The USDA differentiates between the male, or tom, turkey and the female, the hen. Even though the bird is often referred to as “Tom Turkey,” most grocery stores sell hens. Turkeys sell by their weight, anywhere from eight pounds to 24 pounds. Toms start at 16 pounds; hens can be as small as eight pounds.
Ducks and Geese
Foie gras lovers rejoiced in California in 2015 when the state reversed its ban on the gourmet liver. Made from duck liver or, traditionally, goose liver, foie gras and the ducks associated with it had been off the table for Californians since 2012, even though some rebellious chefs disguised the delicacy on the menu and continued to serve it.
The foie gras ban gave ducks and geese a high profile in the media, perhaps unusually so, because Americans eat only about one third of a pound of duck annually per capita, even less foie gras and much less goose. Too bad, because these succulent birds, cooked properly, create a delicious diversion from chicken and turkey.
The Pekin duck, which was the first breed introduced to America, is the most common duck breed in the country. In California, duck lovers are more likely to find the Muscovy breed, a leaner but tasty bird. When the two breeds are crossed, they create a sterile species named a mulard, or moulard, which is preferred for foie gras.
Like chickens and turkeys, ducks and geese receive three voluntary grades from the USDA: A, B and C. The A grade is likely the only one a shopper will see at the market.
Ducks fall into three categories: broiler/fryer, under eight weeks old with a weight between three and six pounds; roaster, up to 16 weeks old, weighing between four and eight pounds; and mature ducks, six months or older, which, if not used for breeding, are used for processed foods. Both the drake (male) and the hen (female) fit these categories.
Geese divide between young goose and gosling, with the gosling weighing in around 8 pounds and the young goose hitting 12 to 14 pounds. Mature geese are reserved for processed products. Although linguistically the male goose is a gander, according to the USDA, either sex conforms to the three classes of goose.
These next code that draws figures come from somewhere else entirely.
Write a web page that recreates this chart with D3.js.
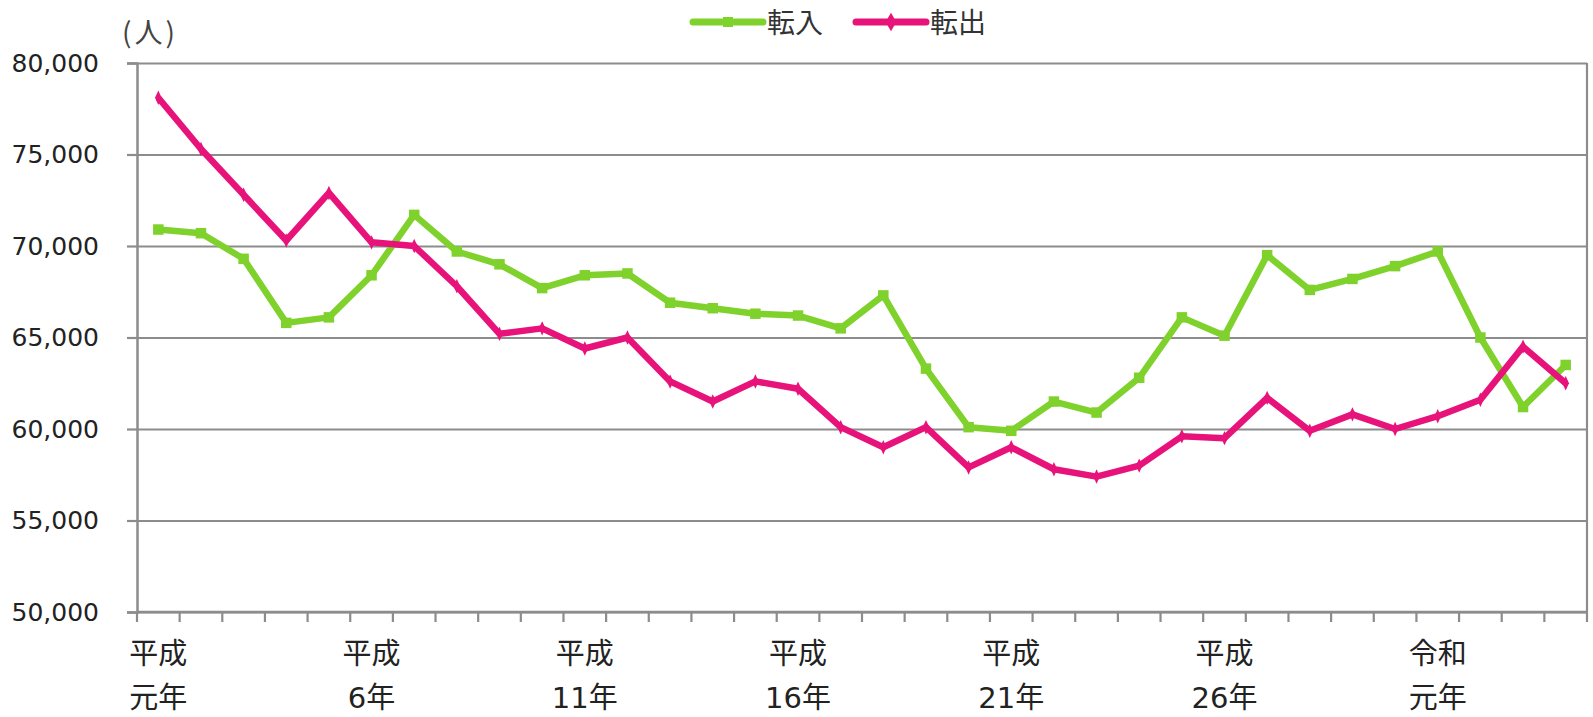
<!DOCTYPE html>
<html>
<head>
<meta charset="utf-8">
<script src="https://cdn.jsdelivr.net/npm/d3@7/dist/d3.min.js"></script>
<style>
  html, body { margin: 0; padding: 0; background: #fff; }
  svg { display: block; }
</style>
</head>
<body>
<svg id="chart" width="1593" height="717"></svg>
<script>
// ---- data ----
const categories = [
  "平成元年","平成2年","平成3年","平成4年","平成5年","平成6年","平成7年","平成8年","平成9年","平成10年",
  "平成11年","平成12年","平成13年","平成14年","平成15年","平成16年","平成17年","平成18年","平成19年","平成20年",
  "平成21年","平成22年","平成23年","平成24年","平成25年","平成26年","平成27年","平成28年","平成29年","平成30年",
  "令和元年","令和2年","令和3年","令和4年"
];
const tenNyu = [70900, 70700, 69300, 65800, 66100, 68400, 71700, 69700, 69000, 67700,
                68400, 68500, 66900, 66600, 66300, 66200, 65500, 67300, 63300, 60100,
                59900, 61500, 60900, 62800, 66100, 65100, 69500, 67600, 68200, 68900,
                69700, 65000, 61200, 63500];
const tenShutsu = [78100, 75300, 72800, 70300, 72900, 70200, 70000, 67800, 65200, 65500,
                   64400, 65000, 62600, 61500, 62600, 62200, 60100, 59000, 60100, 57900,
                   59000, 57800, 57400, 58000, 59600, 59500, 61700, 59900, 60800, 60000,
                   60700, 61600, 64500, 62500];
const seriesNames = ["転入", "転出"];
const yTicks = [50000, 55000, 60000, 65000, 70000, 75000, 80000];
// tick labels shown on the category axis (index -> two lines)
const xLabelIndex = [0, 5, 10, 15, 20, 25, 30];
const xLabelLines = [["平成","元年"],["平成","6年"],["平成","11年"],["平成","16年"],["平成","21年"],["平成","26年"],["令和","元年"]];
const unitLabel = "(人)";

// ---- layout ----
const plotL = 137, plotR = 1587, plotT = 63, plotB = 612;
const green = "#7fd12c", pink = "#e8137a", gridColor = "#8c8c8c";
const latin = "'DejaVu Sans', 'Noto Sans CJK JP', sans-serif";
const cjk = "'Noto Sans CJK JP', 'Noto Sans', sans-serif";

const svg = d3.select("#chart");
const x = d3.scaleBand().domain(categories).range([plotL, plotR]).padding(0);
const y = d3.scaleLinear().domain([50000, 80000]).range([plotB, plotT]);
const cx = c => x(c) + x.bandwidth() / 2;

// gridlines
svg.append("g")
  .attr("transform", `translate(${plotL},0)`)
  .call(d3.axisLeft(y).tickValues(yTicks).tickSize(-(plotR - plotL)).tickFormat(""))
  .call(g => g.select(".domain").remove())
  .call(g => g.selectAll("line").attr("stroke", gridColor).attr("stroke-width", 2.2));

// y axis with outward ticks
const yAxis = svg.append("g")
  .attr("transform", `translate(${plotL},0)`)
  .call(d3.axisLeft(y).tickValues(yTicks).tickSize(10).tickPadding(28).tickFormat(d3.format(",")));
yAxis.select(".domain").attr("stroke", gridColor).attr("stroke-width", 2.5);
yAxis.selectAll(".tick line").attr("stroke", gridColor).attr("stroke-width", 2.2);
yAxis.selectAll(".tick text")
  .attr("font-family", latin).attr("font-size", 25).attr("fill", "#222");

// right border
svg.append("line")
  .attr("x1", plotR).attr("x2", plotR).attr("y1", y(80000)).attr("y2", y(50000))
  .attr("stroke", gridColor).attr("stroke-width", 2.2);

// x axis baseline + boundary ticks
const boundaries = categories.map(c => x(c)).concat([x(categories[categories.length - 1]) + x.bandwidth()]);
svg.append("line")
  .attr("x1", plotL).attr("x2", plotR).attr("y1", plotB).attr("y2", plotB)
  .attr("stroke", gridColor).attr("stroke-width", 2.5);
svg.append("g").selectAll("line").data(boundaries).join("line")
  .attr("x1", d => d).attr("x2", d => d).attr("y1", plotB).attr("y2", plotB + 10)
  .attr("stroke", gridColor).attr("stroke-width", 2.2);

// x labels
const xl = svg.append("g").selectAll("text").data(xLabelIndex).join("text")
  .attr("text-anchor", "middle")
  .attr("font-family", latin).attr("font-size", 29).attr("fill", "#222");
xl.each(function(d, i) {
  const t = d3.select(this);
  xLabelLines[i].forEach((line, k) => {
    t.append("tspan").attr("x", cx(categories[d])).attr("y", 664 + k * 44).text(line);
  });
});

// unit label
svg.append("text").attr("x", 122).attr("y", 43)
  .attr("font-family", cjk).attr("font-size", 28).attr("fill", "#444")
  .attr("letter-spacing", 3).text(unitLabel);

// lines
const lineGen = d3.line().x((d, i) => cx(categories[i])).y(d => y(d));
function drawSeries(values, color, shape) {
  svg.append("path").datum(values)
    .attr("fill", "none").attr("stroke", color).attr("stroke-width", 6.5)
    .attr("stroke-linejoin", "round").attr("d", lineGen);
  const sym = d3.symbol().type(shape).size(shape === d3.symbolSquare ? 110 : 60);
  svg.append("g").selectAll("path").data(values).join("path")
    .attr("transform", (d, i) => `translate(${cx(categories[i])},${y(d)})${shape === d3.symbolDiamond ? " scale(0.8,1)" : ""}`)
    .attr("d", sym).attr("fill", color);
}
drawSeries(tenNyu, green, d3.symbolSquare);
drawSeries(tenShutsu, pink, d3.symbolDiamond);

// legend
const legend = [
  {name: seriesNames[0], color: green, shape: d3.symbolSquare, x0: 693},
  {name: seriesNames[1], color: pink, shape: d3.symbolDiamond, x0: 856}
];
const lg = svg.append("g");
legend.forEach(L => {
  lg.append("line").attr("x1", L.x0).attr("x2", L.x0 + 70).attr("y1", 22).attr("y2", 22)
    .attr("stroke", L.color).attr("stroke-width", 7).attr("stroke-linecap", "round");
  lg.append("path").attr("transform", `translate(${L.x0 + 35},22)`)
    .attr("d", d3.symbol().type(L.shape).size(100)()).attr("fill", L.color);
  lg.append("text").attr("x", L.x0 + 74).attr("y", 33)
    .attr("font-family", cjk).attr("font-size", 28).attr("fill", "#333").text(L.name);
});
</script>
</body>
</html>
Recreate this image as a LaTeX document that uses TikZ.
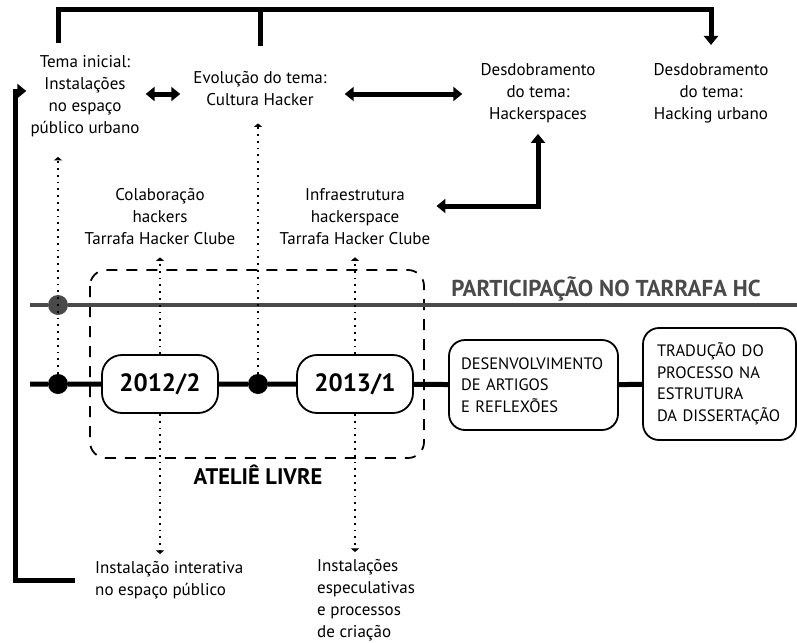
\documentclass[tikz,border=0pt]{standalone}
\usepackage{fontspec}
\setmainfont{PT Sans}
\usetikzlibrary{arrows.meta,positioning}
\definecolor{hcgray}{HTML}{4A4A4A}

\begin{document}
\begin{tikzpicture}[x=1pt,y=-1pt,
    txt/.style={align=center, inner sep=3pt, font=\fontsize{17}{22}\selectfont},
    heavy/.style={line width=5pt},
    bigtip/.style={-{Triangle[length=9pt,width=14pt]}},
    bothtips/.style={{Triangle[length=9pt,width=14pt]}-{Triangle[length=9pt,width=14pt]}},
    dots/.style={line width=1.8pt, dash pattern=on 1.8pt off 5pt, -{Triangle[length=3.5pt,width=8pt]}},
    dot/.style={circle, fill=black, inner sep=0pt, minimum size=20pt},
    stage/.style={draw, fill=white, line width=1.8pt, rounded corners=20pt,
      minimum width=116pt, minimum height=58pt, font=\bfseries\fontsize{25}{28}\selectfont},
    phase/.style={draw, fill=white, line width=1.8pt, rounded corners=16pt, align=left,
      inner xsep=12pt, font=\fontsize{16.5}{21.5}\selectfont}]

  \useasboundingbox (0,0) rectangle (797,642);

  % temas
  \node[txt] (tema) at (85,96) {Tema inicial:\\Instalações\\no espaço\\público urbano};
  \node[txt] (evol) at (260,89) {Evolução do tema:\\Cultura Hacker};
  \node[txt] (hsp) at (538,93) {Desdobramento\\do tema:\\Hackerspaces};
  \node[txt] (hurb) at (711,93) {Desdobramento\\do tema:\\Hacking urbano};

  \node[txt] (colab) at (160,217) {Colaboração\\hackers\\Tarrafa Hacker Clube};
  \node[txt] (infra) at (355,217) {Infraestrutura\\hackerspace\\Tarrafa Hacker Clube};

  \node[txt, align=left, anchor=west] (inst) at (92,580) {Instalação interativa\\no espaço público};
  \node[txt, align=left, anchor=west] (espec) at (314,600) {Instalações\\especulativas\\e processos\\de criação};

  % ateliê
  \draw[line width=1.8pt, dash pattern=on 11pt off 9pt, rounded corners=16pt] (90,270) rectangle (424,458);
  \node[txt, font=\bfseries\fontsize{22.5}{26}\selectfont] (atelie) at (258,475) {ATELIÊ LIVRE};

  % tarrafa
  \coordinate (pstart) at (30,305);
  \coordinate (pend) at (797,305);
  \node[dot, fill=hcgray] (g1) at (58,305) {};
  \draw[hcgray, line width=4pt] (pstart) -- (g1) -- (pend);
  \node[txt, text=hcgray, font=\bfseries\fontsize{23}{26}\selectfont] (part) at (606,289) {PARTICIPAÇÃO NO TARRAFA HC};

  % linha do tempo
  \coordinate (tstart) at (30,384);
  \node[dot] (d1) at (58,384) {};
  \node[dot] (d2) at (258,384) {};
  \node[stage] (s1) at (160,384) {2012/2};
  \node[stage] (s2) at (355,384) {2013/1};
  \node[phase, text width=145pt, minimum height=90pt] (desenv) at (533.5,385) {DESENVOLVIMENTO\\DE ARTIGOS\\E REFLEXÕES};
  \node[phase, text width=125pt, inner xsep=14pt, minimum height=112pt] (tradu) at (719.5,384) {TRADUÇÃO DO\\PROCESSO NA\\ESTRUTURA\\DA DISSERTAÇÃO};
  \draw[heavy] (tstart) -- (d1) -- (s1) -- (d2) -- (s2) -- (desenv) -- (tradu);

  % setas pontilhadas
  \draw[dots, shorten >=17pt] (d1) -- (d1 |- tema.south);
  \draw[dots, shorten >=14pt] (d2) -- (d2 |- evol.south);
  \draw[dots, shorten >=9pt] (s1) -- (s1 |- colab.south);
  \draw[dots, shorten >=4pt] (s1) -- (s1 |- inst.north);
  \draw[dots, shorten >=9pt] (s2) -- (s2 |- infra.south);
  \draw[dots, shorten >=4pt] (s2) -- (s2 |- espec.north);

  % setas grossas
  \coordinate (bar) at (0,10);
  \draw[heavy, bigtip, shorten <=9pt, shorten >=15pt] ([xshift=-27pt]tema.north) -- ([xshift=-27pt]tema.north |- bar) -| (hurb.north);
  \draw[heavy, shorten <=23pt] (evol.north) -- (evol.north |- bar);
  \draw[heavy, bothtips, shorten <=3pt, shorten >=10pt] ([yshift=2pt]tema.east) -- ([yshift=2pt]tema.east -| evol.west);
  \draw[heavy, bothtips, shorten <=15pt, shorten >=15pt] ([yshift=-5pt]evol.east) -- ([yshift=-5pt]evol.east -| hsp.west);
  \draw[heavy, bothtips, shorten <=3pt, shorten >=8pt] ([yshift=11pt]infra.east) -| (hsp.south);
  \draw[heavy, bigtip, shorten >=1pt] ([xshift=-17pt]inst.west) -| ([xshift=-12pt,yshift=5pt]tema.west) -- ([yshift=5pt]tema.west);

\end{tikzpicture}
\end{document}
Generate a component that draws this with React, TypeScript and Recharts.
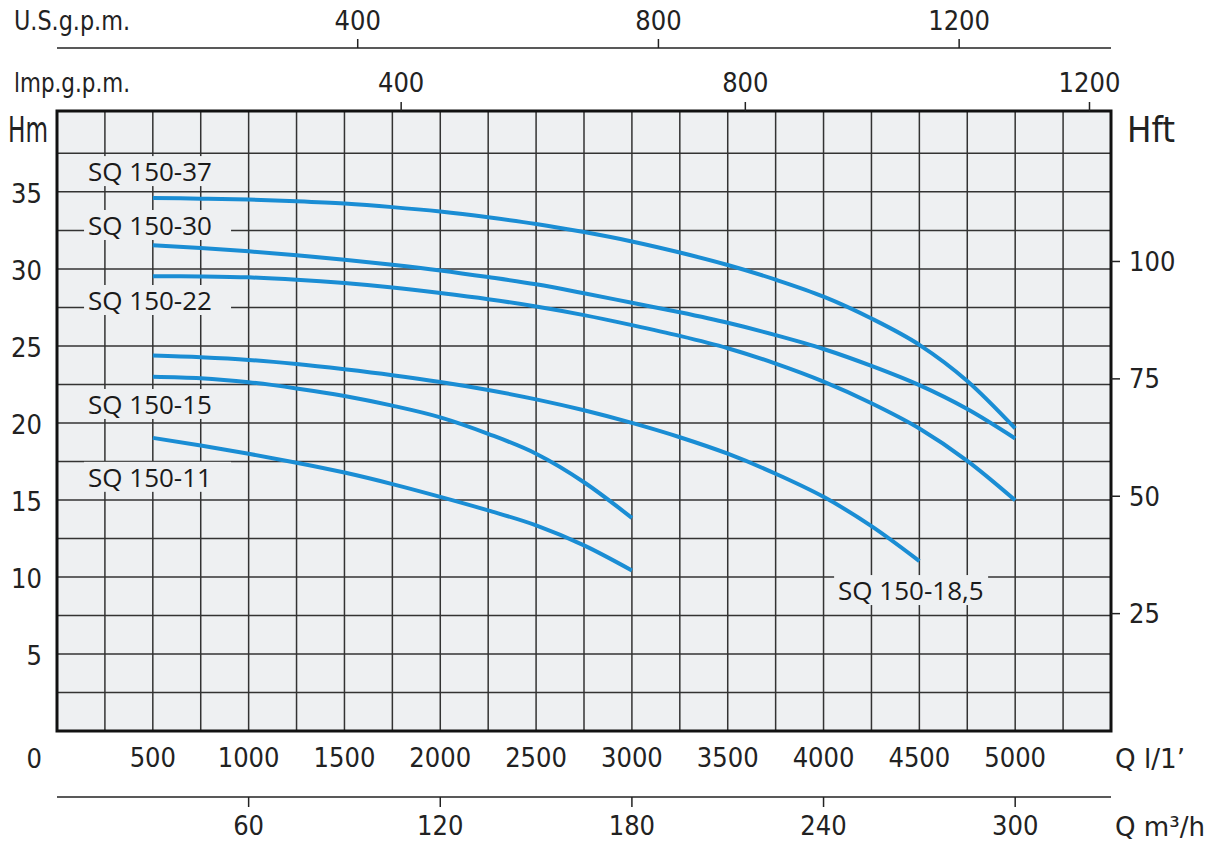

Guinea fowl, pheasant, squab (or pigeon) and quail make up the game bird category, traditionally hunted but more likely farm-raised today for the foodservice industry. The smallest of these is the quail, which weighs from three to seven ounces. The largest is the pheasant, which can weigh up to four pounds. All the game birds have white and dark meat, although pheasant legs are rarely served because of their tough tendons.
Like chickens, most game birds can be roasted or braised. Quail, which can be purchased semi-boneless, with only the wings and leg bones remaining, make a nice option for the grill.